- **EXERCISE DETAILS**
Copy the data below exactly, omitting any picture it contains.

══════

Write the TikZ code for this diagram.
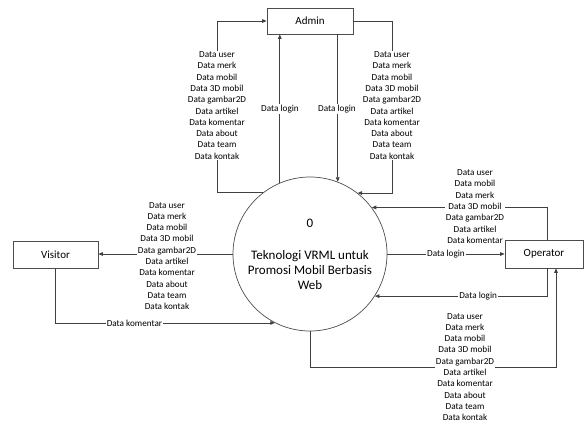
\documentclass[tikz,border=0pt]{standalone}
\usepackage{fontspec}
\setmainfont{Carlito}
\usetikzlibrary{arrows.meta}
\begin{document}
\begin{tikzpicture}[x=1pt,y=-1pt,
  line/.style={draw=black!75, line width=0.7pt},
  flow/.style={line, -{Triangle[length=4.5pt,width=3.6pt]}},
  entity/.style={draw=black!70, line width=0.8pt, fill=white, rectangle, inner sep=0pt, font=\fontsize{11}{13}\selectfont},
  proc/.style={draw=black!70, line width=0.7pt, circle, minimum size=154pt, inner sep=0pt},
  lbl/.style={fill=white, inner sep=1pt, align=center, font=\fontsize{9.2}{11.3}\selectfont},
  ptext/.style={align=center, inner sep=0pt, font=\fontsize{13}{15}\selectfont}]
\useasboundingbox (0,0) rectangle (585,423);
% nodes
\node[proc] (p) at (310,254) {};
\node[ptext] (pnum) at (310,223) {0};
\node[ptext] (pname) at (310,270) {Teknologi VRML untuk\\Promosi Mobil Berbasis\\Web};
\node[entity, minimum width=86pt, minimum height=26pt] (admin) at (310,21) {Admin};
\node[entity, minimum width=85pt, minimum height=27pt] (visitor) at (55.5,255) {Visitor};
\node[entity, minimum width=78pt, minimum height=28pt] (operator) at (544,254) {Operator};
% coordinates
\coordinate (lA) at (217,100);
\coordinate (rA) at (392,100);
\coordinate (oT) at (547,268);
\coordinate (oTop) at (547,240);
\coordinate (bR) at (556,367);
% Admin loops
\draw[flow] (p.127.6) -| (lA) |- (admin.west);
\draw[flow] (p.113) -- (p.113 |- admin.south);
\draw[flow] (p.69.5 |- admin.south) -- (p.69.5);
\draw[flow] (admin.east) -| (rA) |- (p.52.4);
\node[lbl] (la) at (217,105.5) {Data user\\Data merk\\Data mobil\\Data 3D mobil\\Data gambar2D\\Data artikel\\Data komentar\\Data about\\Data team\\Data kontak};
\node[lbl] (ra) at (392,105.5) {Data user\\Data merk\\Data mobil\\Data 3D mobil\\Data gambar2D\\Data artikel\\Data komentar\\Data about\\Data team\\Data kontak};
\node[lbl] (l1) at (280,109) {Data login};
\node[lbl] (l2) at (337,109) {Data login};
% Visitor
\draw[flow] (p.west) -- (p.west -| visitor.east);
\node[lbl] (lv) at (167,256) {Data user\\Data merk\\Data mobil\\Data 3D mobil\\Data gambar2D\\Data artikel\\Data komentar\\Data about\\Data team\\Data kontak};
\draw[flow] (visitor.south) |- node[lbl, pos=0.68] (lk) {Data komentar} (p.243.8);
% Operator
\draw[flow] (oTop) |- (p.37.6);
\node[lbl] (lo) at (475,206.5) {Data user\\Data mobil\\Data merk\\Data 3D mobil\\Data gambar2D\\Data artikel\\Data komentar};
\draw[flow] (p.east) -- node[lbl, pos=0.5] (l3) {Data login} (operator.west);
\draw[flow] (oT) |- node[lbl, pos=0.7] (l4) {Data login} (p.-33.9);
\draw[flow] (p.south) |- (bR) -- (bR |- operator.south);
\node[lbl] (lb) at (465,367) {Data user\\Data merk\\Data mobil\\Data 3D mobil\\Data gambar2D\\Data artikel\\Data komentar\\Data about\\Data team\\Data kontak};
\end{tikzpicture}
\end{document}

══════

- **WRITTEN SOLUTION**
Write the TikZ code for this diagram.
\documentclass[tikz,border=0pt]{standalone}
\usepackage{fontspec}
\setmainfont{Carlito}
\usetikzlibrary{arrows.meta}
\begin{document}
\begin{tikzpicture}[x=1pt,y=-1pt,
  line/.style={draw=black!75, line width=0.7pt},
  flow/.style={line, -{Triangle[length=4.5pt,width=3.6pt]}},
  entity/.style={draw=black!70, line width=0.8pt, fill=white, rectangle, inner sep=0pt, font=\fontsize{11}{13}\selectfont},
  proc/.style={draw=black!70, line width=0.7pt, circle, minimum size=154pt, inner sep=0pt},
  lbl/.style={fill=white, inner sep=1pt, align=center, font=\fontsize{9.2}{11.3}\selectfont},
  ptext/.style={align=center, inner sep=0pt, font=\fontsize{13}{15}\selectfont}]
\useasboundingbox (0,0) rectangle (585,423);
% nodes
\node[proc] (p) at (310,254) {};
\node[ptext] (pnum) at (310,223) {0};
\node[ptext] (pname) at (310,270) {Teknologi VRML untuk\\Promosi Mobil Berbasis\\Web};
\node[entity, minimum width=86pt, minimum height=26pt] (admin) at (310,21) {Admin};
\node[entity, minimum width=85pt, minimum height=27pt] (visitor) at (55.5,255) {Visitor};
\node[entity, minimum width=78pt, minimum height=28pt] (operator) at (544,254) {Operator};
% coordinates
\coordinate (lA) at (217,100);
\coordinate (rA) at (392,100);
\coordinate (oT) at (547,268);
\coordinate (oTop) at (547,240);
\coordinate (bR) at (556,367);
% Admin loops
\draw[flow] (p.127.6) -| (lA) |- (admin.west);
\draw[flow] (p.113) -- (p.113 |- admin.south);
\draw[flow] (p.69.5 |- admin.south) -- (p.69.5);
\draw[flow] (admin.east) -| (rA) |- (p.52.4);
\node[lbl] (la) at (217,105.5) {Data user\\Data merk\\Data mobil\\Data 3D mobil\\Data gambar2D\\Data artikel\\Data komentar\\Data about\\Data team\\Data kontak};
\node[lbl] (ra) at (392,105.5) {Data user\\Data merk\\Data mobil\\Data 3D mobil\\Data gambar2D\\Data artikel\\Data komentar\\Data about\\Data team\\Data kontak};
\node[lbl] (l1) at (280,109) {Data login};
\node[lbl] (l2) at (337,109) {Data login};
% Visitor
\draw[flow] (p.west) -- (p.west -| visitor.east);
\node[lbl] (lv) at (167,256) {Data user\\Data merk\\Data mobil\\Data 3D mobil\\Data gambar2D\\Data artikel\\Data komentar\\Data about\\Data team\\Data kontak};
\draw[flow] (visitor.south) |- node[lbl, pos=0.68] (lk) {Data komentar} (p.243.8);
% Operator
\draw[flow] (oTop) |- (p.37.6);
\node[lbl] (lo) at (475,206.5) {Data user\\Data mobil\\Data merk\\Data 3D mobil\\Data gambar2D\\Data artikel\\Data komentar};
\draw[flow] (p.east) -- node[lbl, pos=0.5] (l3) {Data login} (operator.west);
\draw[flow] (oT) |- node[lbl, pos=0.7] (l4) {Data login} (p.-33.9);
\draw[flow] (p.south) |- (bR) -- (bR |- operator.south);
\node[lbl] (lb) at (465,367) {Data user\\Data merk\\Data mobil\\Data 3D mobil\\Data gambar2D\\Data artikel\\Data komentar\\Data about\\Data team\\Data kontak};
\end{tikzpicture}
\end{document}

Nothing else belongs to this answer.